The one thing stopping me from having a "work profile" "private profile" etc, is the permissions.
I could hardlink folders from one user to another, but then there would be permission issues.
I could do a chown -r /home/user/Work
but every newly created file would again belong to "work" and I couldnt edit it with "private" for example.
Libreoffice also doesnt like any permission issues and will only open a copy in those cases.
Would I need an autostart script using pkexec, or a systemd service to always make both users recursively owners of these directories? Is there a better way?
Btw, I use Fedora Kinoite (KDE) and moving things from one user to another takes very long, unlike moving withing the same user. It seems as if it would really change the file location, not just the pointer, but I am no BTRFS expert at all.

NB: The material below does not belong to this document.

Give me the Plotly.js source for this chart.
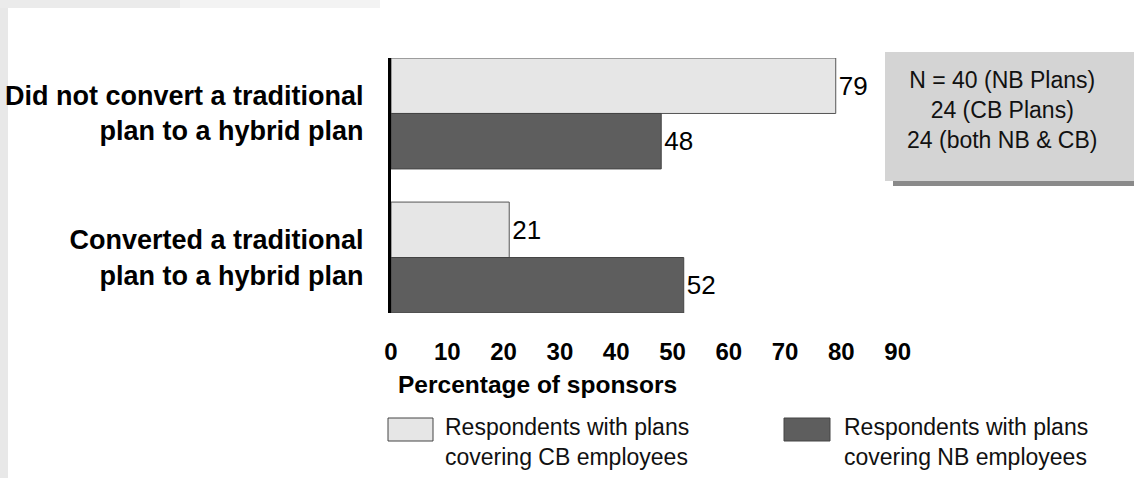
<!DOCTYPE html>
<html>
<head>
<meta charset="utf-8">
<script src="https://cdn.plot.ly/plotly-3.0.1.min.js"></script>
<style>html,body{margin:0;padding:0;background:#fff;}#chart{width:1134px;height:478px;}</style>
</head>
<body>
<div id="chart"></div>
<script>
// ---- data ----
const categories = ["Did not convert a traditional<br>plan to a hybrid plan", "Converted a traditional<br>plan to a hybrid plan"];
const seriesNames = ["Respondents with plans<br>covering CB employees", "Respondents with plans<br>covering NB employees"];
const cbValues = [79, 21];
const nbValues = [48, 52];
const xTicks = [0, 10, 20, 30, 40, 50, 60, 70, 80, 90];
const xTitle = "Percentage of sponsors";
const noteText = "N = 40 (NB Plans)<br>24 (CB Plans)<br>24 (both NB & CB)";

// ---- layout helpers (pixel -> paper) ----
const W = 1134, H = 478;
const M = {l: 391, r: 211, t: 58, b: 165};
const PW = W - M.l - M.r, PH = H - M.t - M.b;
const px = x => (x - M.l) / PW;
const py = y => (H - M.b - y) / PH;

const FONT = "Liberation Sans, Arial, Helvetica, sans-serif";
const colors = ["#e6e6e6", "#5e5e5e"];

const traces = [
  {type: "bar", orientation: "h", name: seriesNames[0], y: categories, x: cbValues,
   marker: {color: colors[0], line: {color: "#555", width: 1}},
   text: cbValues.map(String), textposition: "outside", cliponaxis: false,
   textfont: {family: FONT, size: 26, color: "#000"}, showlegend: false, hoverinfo: "x"},
  {type: "bar", orientation: "h", name: seriesNames[1], y: categories, x: nbValues,
   marker: {color: colors[1], line: {color: "#444", width: 1}},
   text: nbValues.map(String), textposition: "outside", cliponaxis: false,
   textfont: {family: FONT, size: 26, color: "#000"}, showlegend: false, hoverinfo: "x"}
];

const legendBoxes = [[388, 418, 433, 441], [784, 418, 830, 441]];
const legendTextX = [443, 842];

const shapes = [
  // scan border
  {type: "rect", xref: "paper", yref: "paper", x0: px(0), x1: px(8), y0: py(0), y1: py(478), fillcolor: "#e8e8e8", line: {width: 0}, layer: "below"},
  {type: "rect", xref: "paper", yref: "paper", x0: px(0), x1: px(180), y0: py(0), y1: py(8), fillcolor: "#ebebeb", line: {width: 0}, layer: "below"},
  {type: "rect", xref: "paper", yref: "paper", x0: px(180), x1: px(380), y0: py(0), y1: py(8), fillcolor: "#f3f3f3", line: {width: 0}, layer: "below"},
  // note box shadow + box
  {type: "rect", xref: "paper", yref: "paper", x0: px(893), x1: px(1134), y0: py(58), y1: py(186), fillcolor: "#8a8a8a", line: {width: 0}, layer: "above"},
  {type: "rect", xref: "paper", yref: "paper", x0: px(885), x1: px(1134), y0: py(52), y1: py(181), fillcolor: "#d4d4d4", line: {width: 0}, layer: "above"}
];
legendBoxes.forEach((b, i) => shapes.push({type: "rect", xref: "paper", yref: "paper",
  x0: px(b[0]), x1: px(b[2]), y0: py(b[1]), y1: py(b[3]), fillcolor: colors[i], line: {color: "#444", width: 1}}));

const annotations = [
  {xref: "paper", yref: "paper", x: px(1002), y: py(110), xanchor: "center", yanchor: "middle",
   text: noteText, showarrow: false, align: "center", font: {family: FONT, size: 23, color: "#111"}},
  {xref: "paper", yref: "paper", x: px(396), y: py(384), xanchor: "left", yanchor: "middle",
   text: "<b>" + xTitle + "</b>", showarrow: false, font: {family: FONT, size: 24.5, color: "#000"}}
];
seriesNames.forEach((n, i) => annotations.push({xref: "paper", yref: "paper", x: px(legendTextX[i]), y: py(442),
  xanchor: "left", yanchor: "middle", align: "left", text: n, showarrow: false,
  font: {family: FONT, size: 23, color: "#111"}}));

const layout = {
  width: W, height: H,
  margin: M,
  paper_bgcolor: "#fff", plot_bgcolor: "rgba(0,0,0,0)",
  barmode: "group", bargap: 0.23, bargroupgap: 0,
  showlegend: false,
  xaxis: {range: [0, 94.5], tickvals: xTicks, ticktext: xTicks.map(String), showgrid: false, zeroline: false,
    showline: false, ticks: "outside", ticklen: 17, tickcolor: "rgba(0,0,0,0)",
    tickfont: {family: FONT, size: 24, color: "#000", weight: "bold"}},
  yaxis: {type: "category", categoryorder: "array", categoryarray: categories, range: [1.385, -0.385],
    showgrid: false, zeroline: false, showline: true, linecolor: "#000", linewidth: 3,
    ticks: "outside", ticklen: 19, tickcolor: "rgba(0,0,0,0)",
    tickfont: {family: FONT, size: 27, color: "#000", weight: "bold"}},
  shapes: shapes,
  annotations: annotations
};

Plotly.newPlot("chart", traces, layout, {displayModeBar: false, staticPlot: true});
</script>
</body>
</html>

Why are you making this so complicated?
Create a shared directory outside of home. Put both users into a group. Make sure that the directory and the files created inside it are owned and writeable by that shared group.
Read up on permissions and ACLs for more on doing this. (I'm being deliberately vague on specifics here because I always seem to fuck up the details here and need to go back to the manuals anyway.)
Home is for your stuff. It is possible to setup sharing of stuff from within home, but there are always going to be more problems with this route because it's designed to be private by default.
You can't hardlink directories. Hardlinking files wouldn't help anyway because each link would get identical permissions. I can't even hardlink at all between home directories on my system because each home directory is a separate filesystem.
Hmm I like Nextcloud and Flatpak apps accessing my files. Not sure about other directoris, but
/var/shared/work
could fit on immutable OSsesWhat does an immutable OS, flatpak, or Nextcloud have to do with basic file permissions between users on the same machine? You still need to learn how basic permissions work with any of those in order to get them working properly anyway.